Berry little birds


White eyed vireos were all around Fort Desoto.


My very first red-eyed vireo. His beak was stained red from the berries.


Prothonotary warbler all covered in berry juice.


Another one getting ready to chow on the berries.


He’s going to need a bath after this feast.


Orchard oriole getting a bite.


Another oriole high up in the tree.


Even the squirrels were eating the berries.

The mulberry bush area at Fort Desoto was a fly-in fast food place in mid April for birds migrating north. I had never even heard of a mulberry until last year when I kept hearing about the bird traffic at the mulberry bushes at Fort Desoto. I’ve never eaten one but they look like they would taste like a raspberry or blackberry. One interesting thing I read about them on Wikipedia is that some North American cities have banned the planting of mulberries because of the large amounts of pollen they produce, posing a potential health hazard for some pollen allergy sufferers. No wonder I kept coming home with nose bleeds after spending hours walking around the bushes. 

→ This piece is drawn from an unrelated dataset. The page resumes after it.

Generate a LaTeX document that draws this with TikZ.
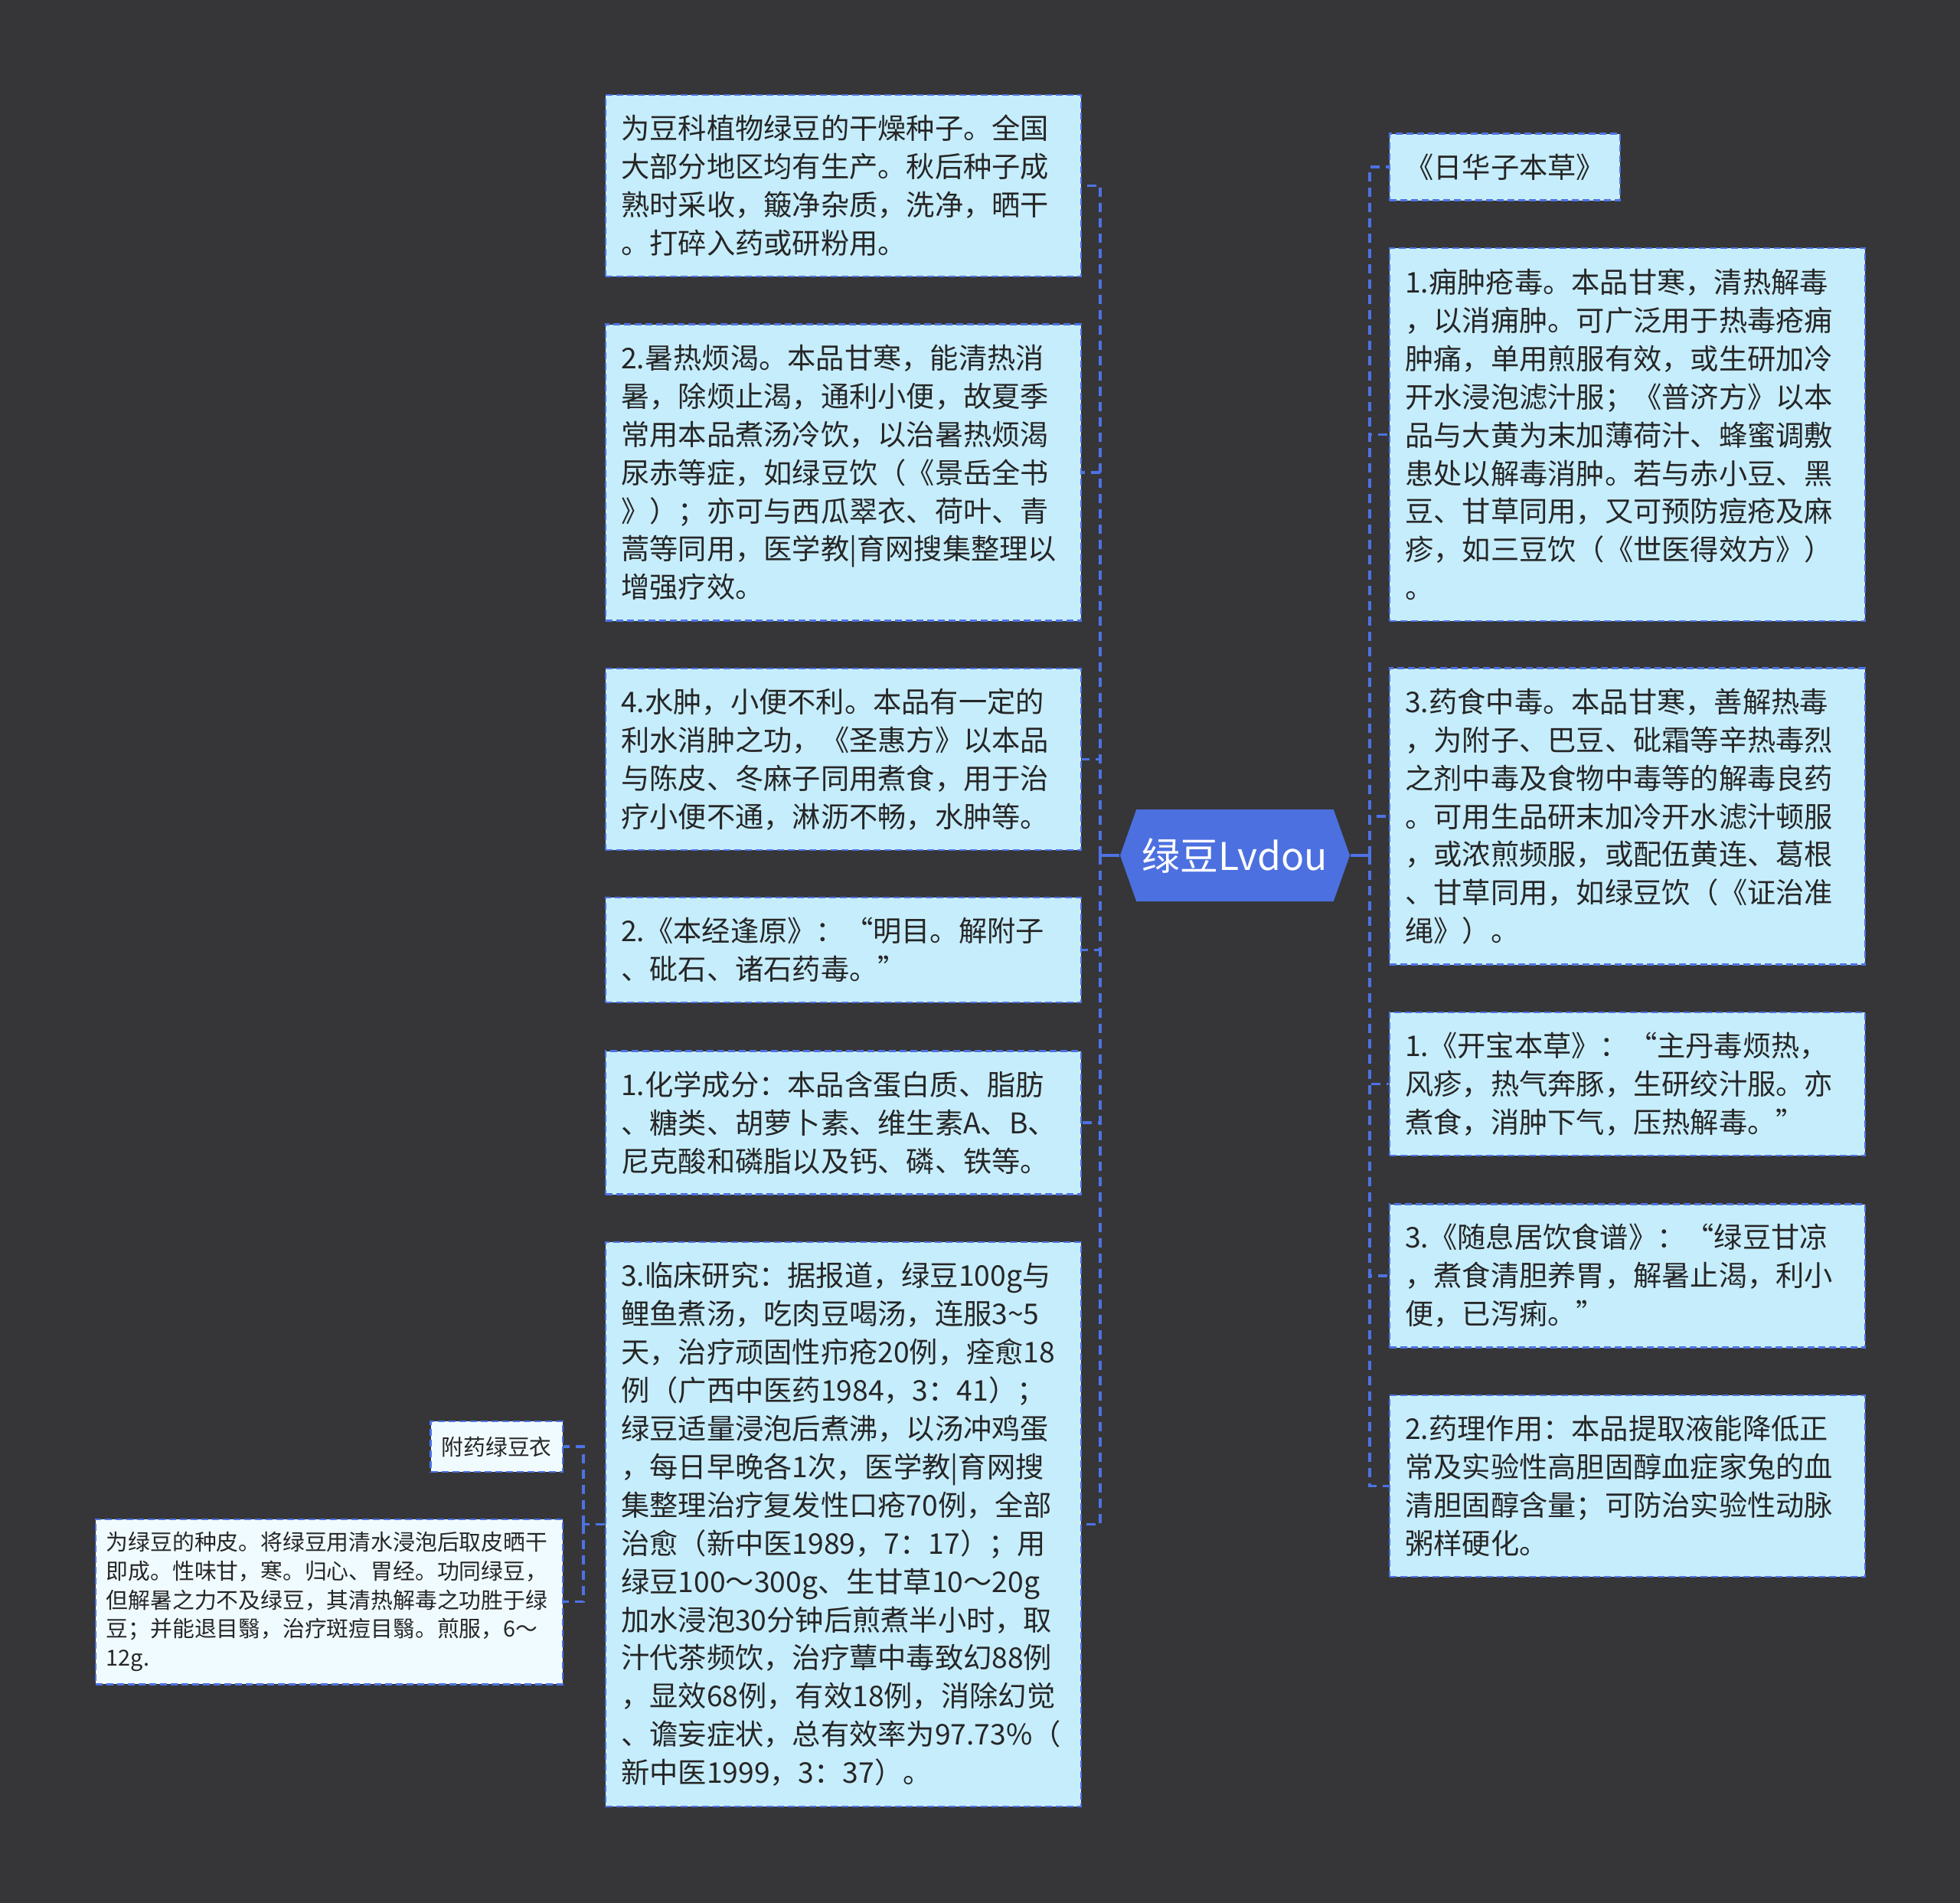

This was the 2nd weekend I had spent at the park looking for little birds. This day I was able to see my first red-eyed vireo. I was getting bird nerd neck pain from staring up in the trees for hours at time. That’s okay, small price to pay for seeing these beautiful fun birds. I can spend the rest of the summer resting on a float in the gulf recouping as the dolphins and manatees swim by (all while keeping an eye out for stingrays and sharks).

Check out more birds at Paying Ready Attention for

15 thoughts on “Berry little birds

  1. Love your summer plans ;>)….. cool to see a red-beaked red eyed vireo! I really hope to get to Ft DeSoto next april…but think I’ll keep the info about the pollen from my husband as tends to be an allergy sufferer and am not sure he’d think the birds were worth it. (But I would!)

  2. I love your photos of the birds covered in berry juice. So cute.
    I’m still waiting for the flock of waxwings who visit our ornamental crababpple tree in the spring. Deer come into our open front yard and eat all the fruit off the lower branches when there’s snow on the ground, but they can’t reach the high branches, even when they stand on their hind legs. So, by the time the waxwings arrive, the fruit is fermented, and it is so funny to watch them in the tree and on the ground! I’ve never seen one fall and hurt itself yet. Wings do help.

  3. A great series of beautiful birds – and the mulberry juice over them looks so cute. I was told just the other day that someone has now produced a white mulberry so the juice doesn’t stain everything! Wonder if the birds would still find it.